Panel Paper: Exploration of Slack Flexibilities Within Fiscal Policy Space: An Empirical Analysis of Large American Cities

Saturday, November 5, 2016 : 8:30 AM
Piscataway (Washington Hilton)

*Names in bold indicate Presenter

Yu Shi, University of North Texas and Yonghong Wu, University of Illinois, Chicago


Well-documented studies on fiscal slack have exclusively focused on state budget stabilization and rainy day funds. Like state governments, municipal governments have fiscal slacks which are accumulated in the unreserved fund balance during good times and are used to offset revenue declines during bad times. Unlike state governments, cities do not have separate funds such as rainy day fund to build reserves. Prior research on state fiscal slack resources have indicated that rainy day fund can ease financial crises and improve fiscal performance of state governments during the period of economic recessions (Sobel and Holcombe, 1996; Douglas and Gaddie, 2002; Poterba, 1994). However, there are very little empirical analyses about fiscal slack at the city level. In particular, little is known about the fiscal slack resources used by other large American cities and whether slack resources provide certain levels of flexibilities to municipal governments, especially how the state and city fiscal structures and the way in which state fiscal regimes do or do not create a fiscal, economic, political environment that makes it easy or difficult for cities to build reserves and use them with flexibilities.

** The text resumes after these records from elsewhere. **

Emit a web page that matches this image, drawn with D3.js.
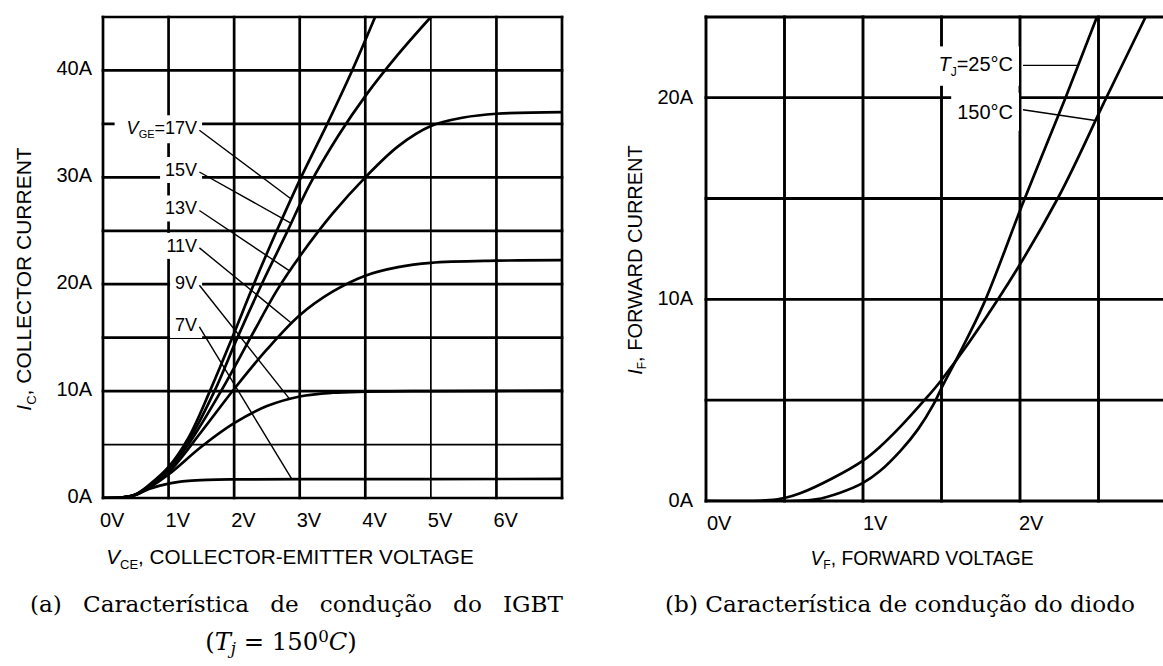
<!DOCTYPE html>
<html>
<head>
<meta charset="utf-8">
<script src="https://cdn.jsdelivr.net/npm/d3@7"></script>
<style>
  body { margin: 0; background: #fff; }
  svg { display: block; }
</style>
</head>
<body>
<svg id="chart" width="1163" height="666"></svg>
<script>
// IGBT output characteristic (Tj = 150°C) and diode forward characteristic
// Points: [volts, amps]

const igbtGateLabels = ['17V', '15V', '13V', '11V', '9V', '7V'];
const igbt17V = [[0, 0], [0.3, 0.05], [0.5, 0.35], [0.7, 1.2], [1.0, 2.9], [1.3, 5.6], [1.63, 10], [1.97, 15], [2.3, 20], [2.65, 25], [3.02, 30], [3.42, 35], [3.8, 40], [4.15, 45]];
const igbt15V = [[0, 0], [0.3, 0.05], [0.5, 0.33], [0.7, 1.15], [1.0, 2.8], [1.3, 5.3], [1.7, 10], [2.05, 15], [2.42, 20], [2.8, 24.8], [3.15, 29.3], [3.6, 34.0], [4.0, 37.6], [4.5, 41.5], [5.0, 45]];
const igbt13V = [[0, 0], [0.3, 0.05], [0.5, 0.3], [0.7, 1.1], [1.0, 2.7], [1.3, 5.0], [1.8, 10], [2.25, 15], [2.65, 19.4], [3.0, 22.6], [3.5, 26.6], [4.0, 30], [4.5, 32.9], [5.0, 34.8], [5.5, 35.6], [6.0, 35.95], [7.0, 36.1]];
const igbt11V = [[0, 0], [0.3, 0.05], [0.5, 0.3], [0.7, 1.0], [1.0, 2.4], [1.5, 6.2], [2.0, 10.2], [2.5, 13.9], [3.0, 17.1], [3.5, 19.3], [4.0, 20.8], [4.5, 21.6], [5.0, 22.0], [6.0, 22.2], [7.0, 22.25]];
const igbt9V = [[0, 0], [0.3, 0.05], [0.5, 0.3], [0.7, 0.95], [1.0, 2.2], [1.5, 4.8], [2.0, 7.0], [2.5, 8.6], [3.0, 9.5], [3.5, 9.85], [4.0, 9.95], [5.0, 10.0], [7.0, 10.05]];
const igbt7V = [[0, 0], [0.3, 0.05], [0.5, 0.3], [0.7, 0.85], [1.0, 1.35], [1.3, 1.6], [1.6, 1.7], [2.0, 1.74], [3.0, 1.76], [7.0, 1.78]];

// where each gate label sits (amps at the label) and where its leader meets the curve (volts)
const igbtLabelAmps = [34.4, 30.5, 26.9, 23.4, 19.9, 16.0];
const igbtLeaderVolts = [2.87, 2.87, 2.85, 2.88, 2.85, 2.88];

const igbtXTicks = [0, 1, 2, 3, 4, 5, 6];
const igbtYTicks = [0, 10, 20, 30, 40];
const igbtXGrid = [0, 1, 2, 3, 4, 5, 6, 7];
const igbtYGrid = [0, 5, 10, 15, 20, 25, 30, 35, 40, 45];

const diodeLabels = ['25°C', '150°C'];
const diode25C = [[0, 0], [0.55, 0], [0.7, 0.08], [0.85, 0.4], [1.0, 0.9], [1.11, 1.5], [1.24, 2.5], [1.35, 3.55], [1.45, 4.8], [1.5, 5.6], [1.6, 7.1], [1.77, 9.8], [2.02, 14.8], [2.29, 20], [2.49, 24]];
const diode150C = [[0, 0], [0.3, 0], [0.4, 0.04], [0.5, 0.15], [0.6, 0.38], [0.8, 1.1], [1.0, 2.0], [1.11, 2.7], [1.24, 3.7], [1.38, 4.9], [1.5, 6.0], [1.86, 10], [2.24, 15], [2.55, 20], [2.8, 24]];
const diodeLabelAmps = [21.6, 19.4];
const diodeLeaderVolts = [2.37, 2.48];

const diodeXTicks = [0, 1, 2];
const diodeYTicks = [0, 10, 20];
const diodeXGrid = [0, 0.5, 1, 1.5, 2, 2.5, 3];
const diodeYGrid = [0, 5, 10, 15, 20, 24];

const SANS = "'Liberation Sans', Arial, sans-serif";
const SERIF = "'DejaVu Serif', serif";

const svg = d3.select('#chart');
svg.append('rect').attr('width', 1163).attr('height', 666).attr('fill', '#fff');

// linear interpolation on a curve, used to land leader lines on it
function ampsAt(points, v) {
    for (let i = 1; i < points.length; i++) {
        if (v <= points[i][0]) {
            const [x0, y0] = points[i - 1];
            const [x1, y1] = points[i];
            return y0 + (y1 - y0) * (v - x0) / (x1 - x0);
        }
    }
    return points[points.length - 1][1];
}

function drawGrid(g, x, y, xs, ys, thin, width) {
    const [x0, x1] = x.domain();
    const [y0, y1] = y.domain();
    g.selectAll('.vgrid').data(xs).enter().append('line')
        .attr('x1', d => x(d)).attr('x2', d => x(d))
        .attr('y1', y(y0)).attr('y2', y(y1))
        .attr('stroke', '#000')
        .attr('stroke-linecap', 'square')
        .attr('stroke-width', d => thin.x.includes(d) ? width - 1 : width);
    g.selectAll('.hgrid').data(ys).enter().append('line')
        .attr('x1', x(x0)).attr('x2', x(x1))
        .attr('y1', d => y(d)).attr('y2', d => y(d))
        .attr('stroke', '#000')
        .attr('stroke-linecap', 'square')
        .attr('stroke-width', d => thin.y.includes(d) ? width - 1 : width);
}

// text made of parts: {t, italic, sub}
function richText(g, x, y, parts, size, anchor) {
    const t = g.append('text')
        .attr('x', x).attr('y', y)
        .attr('text-anchor', anchor)
        .attr('font-family', SANS)
        .attr('font-size', size + 'px')
        .attr('fill', '#000');
    let shifted = false;
    parts.forEach(p => {
        const s = t.append('tspan').text(p.t);
        if (p.italic) s.attr('font-style', 'italic');
        if (p.sub) {
            s.attr('font-size', Math.round(size * 0.62) + 'px').attr('dy', size * 0.22);
            shifted = true;
        } else if (shifted) {
            s.attr('dy', -size * 0.22);
            shifted = false;
        }
    });
    return t;
}

// label with a white box that knocks the grid out behind it
function boxedLabel(g, x, y, parts, size, padX, padY, padLeft) {
    const t = richText(g, x, y, parts, size, 'end');
    const b = t.node().getBBox();
    const left = padLeft === undefined ? padX : padLeft;
    g.insert('rect', () => t.node())
        .attr('x', b.x - left).attr('y', b.y - padY)
        .attr('width', b.width + left + padX).attr('height', b.height + padY * 2)
        .attr('fill', '#fff');
    return t;
}

const line = (x, y) => d3.line()
    .x(d => x(d[0]))
    .y(d => y(d[1]))
    .curve(d3.curveCatmullRom.alpha(0.5));

function clipTo(id, x, y) {
    svg.append('clipPath').attr('id', id).append('rect')
        .attr('x', x.range()[0]).attr('y', y.range()[1])
        .attr('width', x.range()[1] - x.range()[0])
        .attr('height', y.range()[0] - y.range()[1]);
}

// ---------------- (a) IGBT ----------------
const ax = d3.scaleLinear().domain([0, 7]).range([103, 562]);
const ay = d3.scaleLinear().domain([0, 45]).range([498, 17]);
const gA = svg.append('g').attr('class', 'igbt');
clipTo('clipA', ax, ay);

drawGrid(gA, ax, ay, igbtXGrid, igbtYGrid, { x: [5], y: [5] }, 2.7);

const igbtCurves = [igbt17V, igbt15V, igbt13V, igbt11V, igbt9V, igbt7V];

const gLabels = gA.append('g');
igbtGateLabels.forEach((lab, i) => {
    const parts = i === 0
        ? [{ t: 'V', italic: true }, { t: 'GE', sub: true }, { t: '=' + lab }]
        : [{ t: lab }];
    boxedLabel(gLabels, ax(1.45) - 1, ay(igbtLabelAmps[i]) + 4, parts, 18, 5, 3, i === 0 ? 12 : 5);
});

gA.append('g').attr('clip-path', 'url(#clipA)')
    .selectAll('.curve').data(igbtCurves).enter().append('path')
    .attr('class', 'curve')
    .attr('d', line(ax, ay))
    .attr('fill', 'none')
    .attr('stroke', '#000')
    .attr('stroke-width', 2.7);

gA.selectAll('.leader').data(igbtCurves).enter().append('line')
    .attr('class', 'leader')
    .attr('x1', ax(1.47)).attr('y1', (d, i) => ay(igbtLabelAmps[i]))
    .attr('x2', (d, i) => ax(igbtLeaderVolts[i]))
    .attr('y2', (d, i) => ay(ampsAt(d, igbtLeaderVolts[i])))
    .attr('stroke', '#000')
    .attr('stroke-width', 1.4);

gA.selectAll('.xtick').data(igbtXTicks).enter().append('text')
    .attr('x', d => ax(d) - 3).attr('y', 527)
    .attr('font-family', SANS).attr('font-size', '20px')
    .text(d => d + 'V');

gA.selectAll('.ytick').data(igbtYTicks).enter().append('text')
    .attr('x', 92).attr('y', d => ay(d) + 5)
    .attr('text-anchor', 'end')
    .attr('font-family', SANS).attr('font-size', '20px')
    .text(d => d + 'A');

richText(gA, 290, 564, [{ t: 'V', italic: true }, { t: 'CE', sub: true }, { t: ', COLLECTOR-EMITTER VOLTAGE' }], 20.7, 'middle');
richText(gA.append('g').attr('transform', 'translate(31,279) rotate(-90)'), 0, 0,
    [{ t: 'I', italic: true }, { t: 'C', sub: true }, { t: ', COLLECTOR CURRENT' }], 21, 'middle');

// ---------------- (b) diode ----------------
const bx = d3.scaleLinear().domain([0, 3]).range([706, 1177]);
const by = d3.scaleLinear().domain([0, 24]).range([501, 17]);
const gB = svg.append('g').attr('class', 'diode');
clipTo('clipB', bx, by);

drawGrid(gB, bx, by, diodeXGrid, diodeYGrid, { x: [], y: [] }, 2.9);

const diodeCurves = [diode25C, diode150C];

const gLabelsB = gB.append('g');
boxedLabel(gLabelsB, 1013, by(diodeLabelAmps[0]) + 6,
    [{ t: 'T', italic: true }, { t: 'J', sub: true }, { t: '=' + diodeLabels[0] }], 20, 6, 7);
boxedLabel(gLabelsB, 1013, by(diodeLabelAmps[1]) + 9,
    [{ t: diodeLabels[1] }], 20, 6, 8);

gB.append('g').attr('clip-path', 'url(#clipB)')
    .selectAll('.curve').data(diodeCurves).enter().append('path')
    .attr('class', 'curve')
    .attr('d', line(bx, by))
    .attr('fill', 'none')
    .attr('stroke', '#000')
    .attr('stroke-width', 2.7);

gB.selectAll('.leader').data(diodeCurves).enter().append('line')
    .attr('class', 'leader')
    .attr('x1', 1023).attr('y1', (d, i) => by(diodeLabelAmps[i]))
    .attr('x2', (d, i) => bx(diodeLeaderVolts[i]))
    .attr('y2', (d, i) => by(ampsAt(d, diodeLeaderVolts[i])))
    .attr('stroke', '#000')
    .attr('stroke-width', 1.4);

gB.selectAll('.xtick').data(diodeXTicks).enter().append('text')
    .attr('x', d => bx(d) + 1 - d).attr('y', 530)
    .attr('font-family', SANS).attr('font-size', '20px')
    .text(d => d + 'V');

gB.selectAll('.ytick').data(diodeYTicks).enter().append('text')
    .attr('x', 693).attr('y', d => by(d) + 6)
    .attr('text-anchor', 'end')
    .attr('font-family', SANS).attr('font-size', '20px')
    .text(d => d + 'A');

richText(gB, 922, 565, [{ t: 'V', italic: true }, { t: 'F', sub: true }, { t: ', FORWARD VOLTAGE' }], 19.3, 'middle');
richText(gB.append('g').attr('transform', 'translate(642,260) rotate(-90)'), 0, 0,
    [{ t: 'I', italic: true }, { t: 'F', sub: true }, { t: ', FORWARD CURRENT' }], 20, 'middle');

// ---------------- captions ----------------
const capB = svg.append('text')
    .attr('x', 900).attr('y', 612)
    .attr('text-anchor', 'middle')
    .attr('font-family', SERIF).attr('font-size', '21px')
    .text('(b) Característica de condução do diodo');
const capSize = 21 * 470 / capB.node().getComputedTextLength();
capB.attr('font-size', capSize + 'px');

// (a) is justified across the panel width
const capAWords = ['(a)', 'Característica', 'de', 'condução', 'do', 'IGBT'];
const capA = svg.append('g');
const wordNodes = capAWords.map(w => capA.append('text')
    .attr('y', 612)
    .attr('font-family', SERIF).attr('font-size', capSize + 'px')
    .text(w));
const widths = wordNodes.map(n => n.node().getComputedTextLength());
const gap = (563 - 30 - d3.sum(widths)) / (capAWords.length - 1);
let cx = 30;
wordNodes.forEach((n, i) => { n.attr('x', cx); cx += widths[i] + gap; });

const capA2 = svg.append('text')
    .attr('x', 281).attr('y', 650)
    .attr('text-anchor', 'middle')
    .attr('font-family', SERIF).attr('font-size', (capSize * 1.05) + 'px');
capA2.append('tspan').text('(');
capA2.append('tspan').attr('font-style', 'italic').text('T');
capA2.append('tspan').attr('font-style', 'italic').attr('font-size', (capSize * 0.72) + 'px').attr('dy', 4).text('j');
capA2.append('tspan').attr('dy', -4).text(' = 150');
capA2.append('tspan').attr('font-size', (capSize * 0.72) + 'px').attr('dy', -8).text('0');
capA2.append('tspan').attr('font-style', 'italic').attr('dy', 8).text('C');
capA2.append('tspan').text(')');
</script>
</body>
</html>
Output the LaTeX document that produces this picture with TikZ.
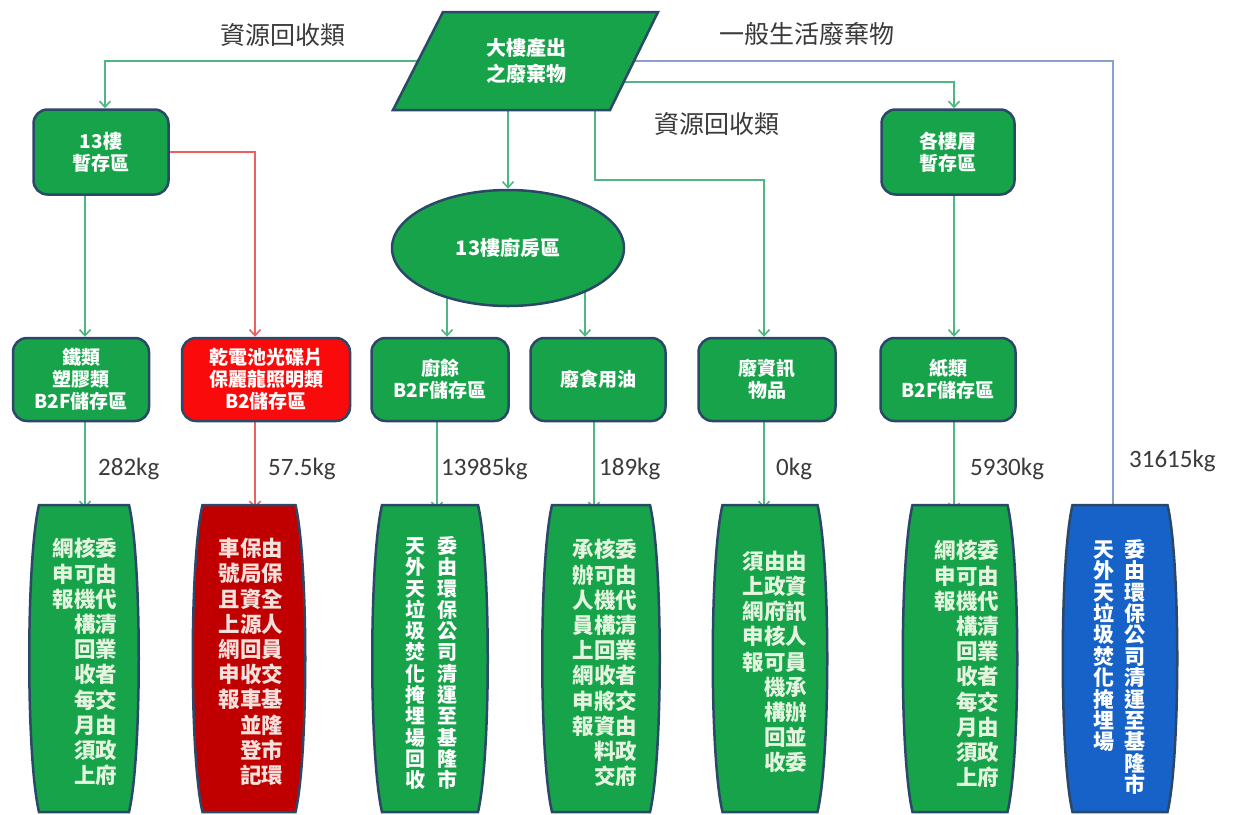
\documentclass[tikz,border=0pt]{standalone}
\usepackage{fontspec}
\setmainfont{Carlito}
\newfontfamily\cjk{Noto Sans CJK TC}
\usetikzlibrary{shapes.geometric,arrows.meta,backgrounds}
\definecolor{gfill}{RGB}{22,163,74}
\definecolor{bord}{RGB}{44,72,104}
\definecolor{glinec}{RGB}{78,182,128}
\definecolor{rlinec}{RGB}{238,96,96}
\definecolor{blinec}{RGB}{138,160,205}
\definecolor{rfill}{RGB}{250,10,10}
\definecolor{drfill}{RGB}{192,0,0}
\definecolor{bfill}{RGB}{22,98,200}
\definecolor{lbl}{RGB}{58,58,58}
\definecolor{paletxt}{RGB}{228,244,222}
\definecolor{paletxtr}{RGB}{246,224,220}
\newcommand\barrelpath[3]{%
  \filldraw[barrel, fill=#3] ({#1-#2/2+10},505) -- ({#1+#2/2-10},505)
    .. controls ({#1+#2/2+3},560) and ({#1+#2/2+3},757) .. ({#1+#2/2-10},812)
    -- ({#1-#2/2+10},812)
    .. controls ({#1-#2/2-3},757) and ({#1-#2/2-3},560) .. ({#1-#2/2+10},505)
    -- cycle;}
\begin{document}
\begin{tikzpicture}[x=1pt,y=-1pt,
  box/.style={draw=bord,line width=2.5pt,fill=gfill,rounded corners=14pt,text=white,align=center,inner sep=0pt,font=\cjk\bfseries\fontsize{19}{22}\selectfont},
  barrel/.style={draw=bord,line width=2.5pt},
  conn/.style={line width=1.6pt,-{Straight Barb[length=6pt,width=11pt]}},
  gconn/.style={conn,draw=glinec},
  rconn/.style={conn,draw=rlinec},
  bconn/.style={conn,draw=blinec},
  kg/.style={anchor=west,inner sep=0pt,text=lbl,font=\fontsize{25}{28}\selectfont},
  cat/.style={text=lbl,inner sep=0pt,font=\cjk\fontsize{25}{28}\selectfont},
  vtext/.style={align=right,inner sep=0pt,minimum height=307pt,font=\cjk\bfseries\fontsize{21.5}{25.2}\selectfont},
  vtwo/.style={align=right,inner sep=0pt,minimum height=307pt,text=white,font=\cjk\bfseries\fontsize{20}{21.3}\selectfont},
]
\useasboundingbox (0,0) rectangle (1233,814);

% column coordinates
\coordinate (cT) at (105,0);
\coordinate (cA) at (85,0);
\coordinate (cB) at (255,0);
\coordinate (cC) at (437,0);
\coordinate (cCk) at (447,0);
\coordinate (cDk) at (585,0);
\coordinate (cD) at (594,0);
\coordinate (cE) at (764,0);
\coordinate (cF) at (954,0);
\coordinate (cG) at (1113,0);
\coordinate (cK) at (595,180);

% category labels
\node[cat] (L1) at (283,35) {資源回收類};
\node[cat] (L2) at (807,34) {一般生活廢棄物};
\node[cat] (L3) at (717,124) {資源回收類};

% source parallelogram
\filldraw[draw=bord,line width=2.5pt,fill=gfill] (443,12) -- (658,12) -- (610,110) -- (393,110) -- cycle;
\node[align=center,inner sep=0pt,text=white,minimum width=215pt,minimum height=98pt,font=\cjk\bfseries\fontsize{20}{26}\selectfont] (P) at (526,61) {大樓產出\\之廢棄物};

% upper boxes
\node[box,minimum width=135pt,minimum height=85pt] (T13) at (101,152) {13樓\\暫存區};
\node[box,minimum width=133pt,minimum height=85pt] (TF) at (948,152) {各樓層\\暫存區};
\node[draw=bord,line width=2.5pt,fill=gfill,ellipse,minimum width=232pt,minimum height=116pt,inner sep=0pt,text=white,font=\cjk\bfseries\fontsize{20}{24}\selectfont] (K) at (508,248) {13樓廚房區};

% second row
\node[box,minimum width=136pt,minimum height=83pt] (A) at (81,379.5) {鐵類\\塑膠類\\B2F儲存區};
\node[box,fill=rfill,minimum width=168pt,minimum height=83pt] (B) at (266,379.5) {乾電池光碟片\\保麗龍照明類\\B2儲存區};
\node[box,minimum width=137pt,minimum height=83pt] (C) at (440,379.5) {廚餘\\B2F儲存區};
\node[box,minimum width=135pt,minimum height=83pt] (D) at (598,379.5) {廢食用油};
\node[box,minimum width=137pt,minimum height=83pt] (E) at (767,379.5) {廢資訊\\物品};
\node[box,minimum width=135pt,minimum height=83pt] (F) at (948,379.5) {紙類\\B2F儲存區};

% bottom barrels
\barrelpath{84}{110}{gfill}
\barrelpath{249}{113}{drfill}
\barrelpath{430}{116}{gfill}
\barrelpath{601}{118}{gfill}
\barrelpath{770}{115}{gfill}
\barrelpath{960}{115}{gfill}
\barrelpath{1120}{115}{bfill}

\node[vtext,text=paletxt] (B1) at (85,662) {網核委\\申可由\\報機代\\構清\\回業\\收者\\每交\\月由\\須政\\上府};
\node[vtext,text=paletxtr] (B2) at (251,662) {車保由\\號局保\\且資全\\上源人\\網回員\\申收交\\報車基\\並隆\\登市\\記環};
\node[vtwo] (B3) at (431,663) {天\hspace{12pt}委\\外\hspace{12pt}由\\天\hspace{12pt}環\\垃\hspace{12pt}保\\圾\hspace{12pt}公\\焚\hspace{12pt}司\\化\hspace{12pt}清\\掩\hspace{12pt}運\\埋\hspace{12pt}至\\場\hspace{12pt}基\\回\hspace{12pt}隆\\收\hspace{12pt}市};
\node[vtext,text=paletxt] (B4) at (605,663) {承核委\\辦可由\\人機代\\員構清\\上回業\\網收者\\申將交\\報資由\\料政\\交府};
\node[vtext,text=paletxt] (B5) at (775,662) {須由由\\上政資\\網府訊\\申核人\\報可員\\機承\\構辦\\回並\\收委};
\node[vtext,text=paletxt] (B6) at (967,664) {網核委\\申可由\\報機代\\構清\\回業\\收者\\每交\\月由\\須政\\上府};
\node[vtwo,font=\cjk\bfseries\fontsize{21}{21.4}\selectfont] (B7) at (1119,667) {天\hspace{10pt}委\\外\hspace{10pt}由\\天\hspace{10pt}環\\垃\hspace{10pt}保\\圾\hspace{10pt}公\\焚\hspace{10pt}司\\化\hspace{10pt}清\\掩\hspace{10pt}運\\埋\hspace{10pt}至\\場\hspace{10pt}基\\隆\\市};

% weight labels
\node[kg] (W1) at (98,469) {282kg};
\node[kg] (W2) at (268,469) {57.5kg};
\node[kg] (W3) at (441,469) {13985kg};
\node[kg] (W4) at (599,469) {189kg};
\node[kg] (W5) at (776,469) {0kg};
\node[kg] (W6) at (970,469) {5930kg};
\node[kg] (W7) at (1129,461) {31615kg};

% connectors
\begin{scope}[on background layer]
\draw[gconn] (P.center) -| (cT |- T13.north);
\draw[bconn] (P.center) -| (cG |- B7.north);
\draw[gconn] ([yshift=-21pt]P.center) -| (cF |- TF.north);
\draw[gconn] (K.north |- P.south) -- (K.north);
\draw[gconn] (cK |- P.south) -- (cK) -| (cE |- E.north);
\draw[gconn] (cA |- T13.south) -- (cA |- A.north);
\draw[rconn] (T13.east) -| (cB |- B.north);
\draw[gconn] (cCk |- K.center) -- (cCk |- C.north);
\draw[gconn] (cDk |- K.center) -- (cDk |- D.north);
\draw[gconn] (cF |- TF.south) -- (cF |- F.north);
\draw[gconn] (cA |- A.south) -- (cA |- B1.north);
\draw[rconn] (cB |- B.south) -- (cB |- B2.north);
\draw[gconn] (cC |- C.south) -- (cC |- B3.north);
\draw[gconn] (cD |- D.south) -- (cD |- B4.north);
\draw[gconn] (cE |- E.south) -- (cE |- B5.north);
\draw[gconn] (cF |- F.south) -- (cF |- B6.north);
\end{scope}
\end{tikzpicture}
\end{document}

Our research is intended to examine municipal fiscal slack within a newly developed Fiscal Policy Space (FPS) framework (Pagano and Hoene, 2010). The FPS is characterized by cities’ economic base, state and local fiscal structure, political culture, service demands, institutional and legal context that constitute the decision- making constraints on municipal governments, and limit, shape, or provide opportunities for policy choices (e.g., budget and service cut, property tax rate increases, and the use of slack resources) to be made by municipal policy makers. Our empirical analysis links the five attributes of fiscal policy space of municipalities and three measures of fiscal slack to explain the usage of fiscal slack resources by 100 large American cities from 1990s to 2010s. Specifically, this research is interested in exploring the revenue and expenditure decisions with a focus on fiscal slack at city level within a more or less constrained fiscal policy space.

This research estimates the empirical models for 100 large American cities using data from 1992 to 2012 (with five-year intervals) that correspond to exogenous shocks and one period of sustained growth (1997). We test the impact of variables from each attribute of fiscal policy space on three measures of fiscal slack, separately. The three measures of fiscal slack are (a) unreserved general fund balance as a percentage share of total general fund expenditure, (b) the percentage of capital expenditure of total expenditure and (c) general fund debt service expenditure as a percentage of total general fund expenditure. Among the FPS attributes, the state and city fiscal structures are particularly important because they provide or constrain fiscal autonomy and flexibilities to municipalities and hence determine the amount of fiscal reserves and policy choices that can be made by municipal government officials. Specifically, the empirical model will be estimated with the pooled data using fixed effects for years with robust standard errors.